* start INFORMATION SUPPLIED *
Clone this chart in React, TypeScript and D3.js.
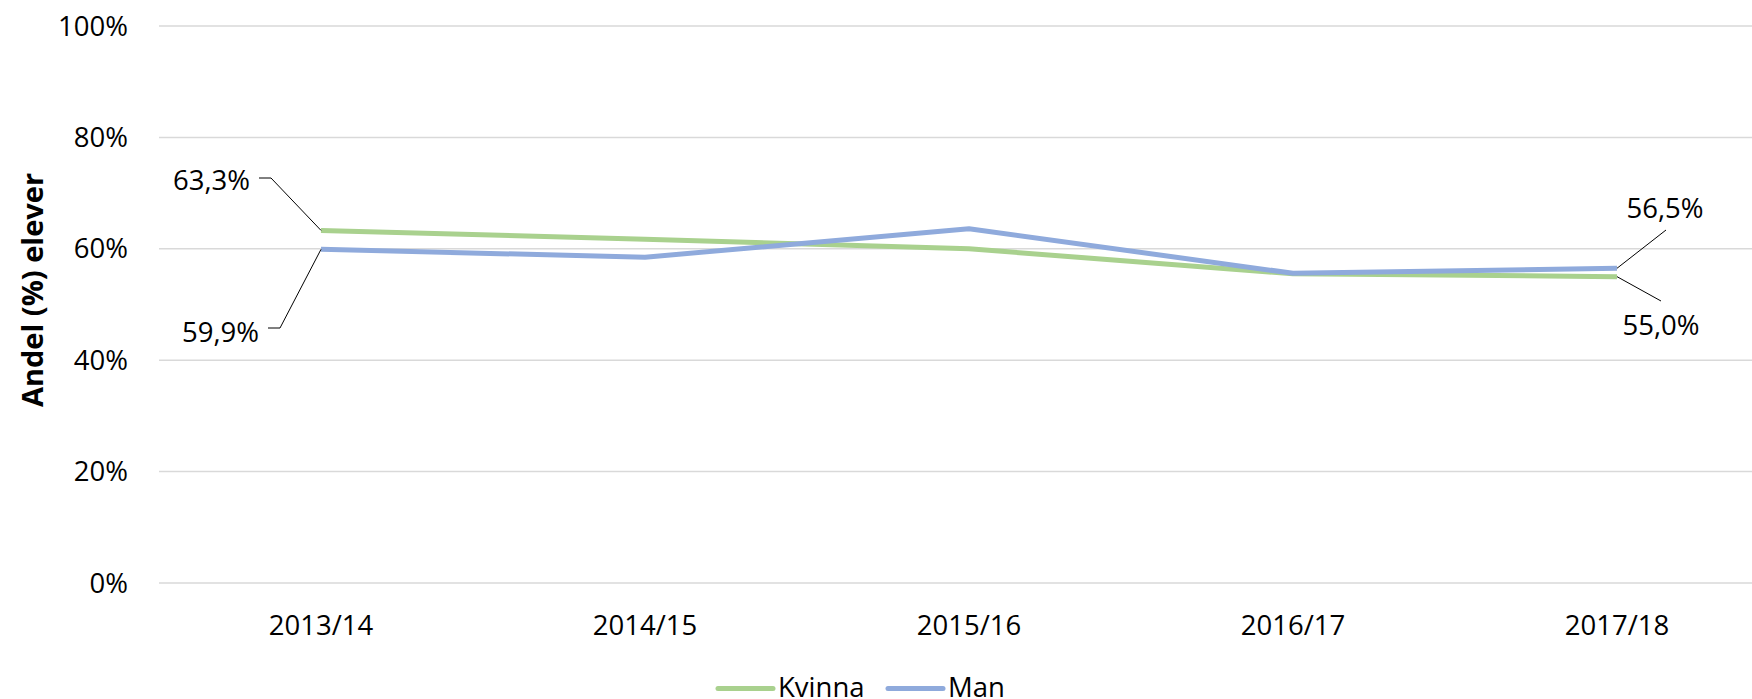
import * as d3 from "d3";
import { useEffect, useRef } from "react";

const years = ["2013/14", "2014/15", "2015/16", "2016/17", "2017/18"];
const kvinna = [63.3, 61.7, 60.0, 55.5, 55.0];
const man = [59.9, 58.5, 63.6, 55.6, 56.5];
const yTicks = [0, 20, 40, 60, 80, 100];

const W = 1752, H = 699;
const FONT = "'Open Sans', 'Noto Sans', sans-serif";

const App = () => {
  const ref = useRef<SVGSVGElement>(null);

  useEffect(() => {
    document.body.style.margin = "0";
    const svg = d3.select(ref.current);
    svg.selectAll("*").remove();

    const x = d3.scaleBand().domain(years).range([159, 159 + 5 * 324]);
    const cx = (d: string) => (x(d) as number) + x.bandwidth() / 2;
    const y = d3.scaleLinear().domain([0, 100]).range([583, 26]);

    // gridlines + tick labels
    yTicks.forEach(t => {
      svg.append("line")
        .attr("x1", 159).attr("x2", W)
        .attr("y1", y(t)).attr("y2", y(t))
        .attr("stroke", "#d9d9d9").attr("stroke-width", 1.5);
      svg.append("text")
        .attr("x", 128).attr("y", y(t))
        .attr("dy", "0.35em")
        .attr("text-anchor", "end")
        .attr("font-family", FONT).attr("font-size", 27.5)
        .attr("fill", "#000")
        .text(t + "%");
    });

    years.forEach(d => {
      svg.append("text")
        .attr("x", cx(d)).attr("y", 625)
        .attr("dy", "0.35em")
        .attr("text-anchor", "middle")
        .attr("font-family", FONT).attr("font-size", 27.5)
        .text(d);
    });

    svg.append("text")
      .attr("transform", "translate(33,290) rotate(-90)")
      .attr("text-anchor", "middle")
      .attr("dy", "0.35em")
      .attr("font-family", FONT).attr("font-size", 29).attr("font-weight", "bold")
      .text("Andel (%) elever");

    const line = d3.line<number>().x((_, i) => cx(years[i])).y(v => y(v));
    const series = [
      { name: "Kvinna", vals: kvinna, color: "#a9d18e" },
      { name: "Man", vals: man, color: "#8faadc" }
    ];
    series.forEach(s => {
      svg.append("path")
        .attr("d", line(s.vals))
        .attr("fill", "none")
        .attr("stroke", s.color)
        .attr("stroke-width", 5)
        .attr("stroke-linejoin", "round");
    });

    const fmt = (v: number) => v.toFixed(1).replace(".", ",") + "%";

    // data labels with leader lines
    const labels = [
      { v: kvinna[0], i: 0, tx: 250, ty: 180, anchor: "end", leader: [[259, 178], [271, 178]] },
      { v: man[0], i: 0, tx: 259, ty: 332, anchor: "end", leader: [[268, 328], [280, 328]] },
      { v: man[4], i: 4, tx: 1665, ty: 208, anchor: "middle", leader: [[1666, 230]] },
      { v: kvinna[4], i: 4, tx: 1661, ty: 325, anchor: "middle", leader: [[1661, 301]] }
    ];
    labels.forEach(l => {
      const px = cx(years[l.i]);
      const py = y(l.v);
      const pts: [number, number][] = [...l.leader.map(p => [p[0], p[1]] as [number, number]), [px, py]];
      svg.append("path")
        .attr("d", d3.line()(pts))
        .attr("fill", "none")
        .attr("stroke", "#000")
        .attr("stroke-width", 1);
      svg.append("text")
        .attr("x", l.tx).attr("y", l.ty)
        .attr("dy", "0.35em")
        .attr("text-anchor", l.anchor)
        .attr("font-family", FONT).attr("font-size", 27.5)
        .text(fmt(l.v));
    });

    // legend
    const leg = [
      { name: "Kvinna", color: "#a9d18e", x0: 718 },
      { name: "Man", color: "#8faadc", x0: 888 }
    ];
    leg.forEach(l => {
      svg.append("line")
        .attr("x1", l.x0).attr("x2", l.x0 + 55)
        .attr("y1", 688.5).attr("y2", 688.5)
        .attr("stroke", l.color).attr("stroke-width", 5)
        .attr("stroke-linecap", "round");
      svg.append("text")
        .attr("x", l.x0 + 60).attr("y", 697)
        .attr("font-family", FONT).attr("font-size", 27.5)
        .text(l.name);
    });
  }, []);

  return (
    <svg ref={ref} width={W} height={H}
      style={{ position: "absolute", left: 0, top: 0, background: "#fff" }} />
  );
};

export default App;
* end INFORMATION SUPPLIED *
EXERCISE REQUIREMENTS: In the data above, please extract the lines from the first one through the line with "const y = d3.scaleLinear().domain([0, 100]).range([583, 26]);", exactly, and keep pictures out.

RESPONSE FOR THIS EXERCISE:
Clone this chart in React, TypeScript and D3.js.
import * as d3 from "d3";
import { useEffect, useRef } from "react";

const years = ["2013/14", "2014/15", "2015/16", "2016/17", "2017/18"];
const kvinna = [63.3, 61.7, 60.0, 55.5, 55.0];
const man = [59.9, 58.5, 63.6, 55.6, 56.5];
const yTicks = [0, 20, 40, 60, 80, 100];

const W = 1752, H = 699;
const FONT = "'Open Sans', 'Noto Sans', sans-serif";

const App = () => {
  const ref = useRef<SVGSVGElement>(null);

  useEffect(() => {
    document.body.style.margin = "0";
    const svg = d3.select(ref.current);
    svg.selectAll("*").remove();

    const x = d3.scaleBand().domain(years).range([159, 159 + 5 * 324]);
    const cx = (d: string) => (x(d) as number) + x.bandwidth() / 2;
    const y = d3.scaleLinear().domain([0, 100]).range([583, 26]);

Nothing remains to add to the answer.